Newcomers are encouraged to read as much of the literature as interests them. We have found that rereading the literature at a different stage of our abstinence and recovery can sometimes strike a new chord within us and provide new insights.
Sponsors are members who are committed to abstinence and are willing to share their experience on a one-to-one basis. They live the Twelve Steps to the best of their ability. Sponsors act as a guide in the physical, emotional, and spiritual aspects of recovery up to the level of their experience. A sponsor passes along that which he/she has received from others in the program and finds this as the best way to keep his/her gift of recovery.
To find a sponsor you can approach someone you believe has what you need to help you achieve ongoing abstinence. After several meetings, if you have not successfully arranged for a sponsor, talk with your chairperson. He or she may be able to suggest someone to sponsor you. Temporary sponsorships are sometimes arranged. Each person decides for him/herself. E-mail sponsors may also be arranged when available for those without access to traditional sponsors.
Carrying the message of freedom from nicotine to nicotine users who still suffer is the basic purpose of our Fellowship. We look for ways to inform people that Nicotine Anonymous is available. However, we remain mindful that this is a program of attraction, not promotion. We do not try to persuade people, only to inform them. Any service, no matter how small, that helps reach a fellow sufferer adds to the quality of our own recovery.

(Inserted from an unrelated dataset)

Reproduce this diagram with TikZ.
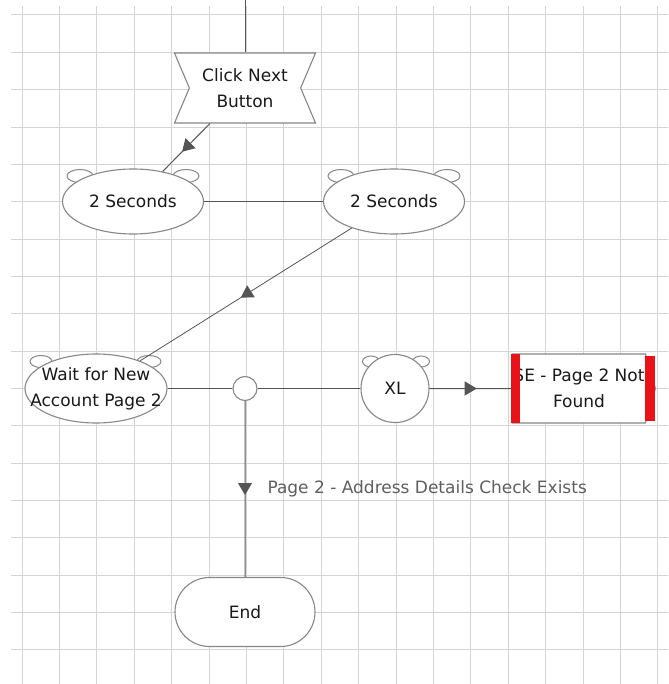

Our presence and sharing our experience, strength and hope at meetings is our most important service in carrying the message. In addition, setting up a meeting room, maintaining literature inventories, welcoming newcomers, posting meeting announcements, doing whatever needs to be done in the group or for Nicotine Anonymous as a whole, gives back what we have so generously been given. We do what we can when we can. We gain as we give and thus learn the value of service as another tool of our recovery.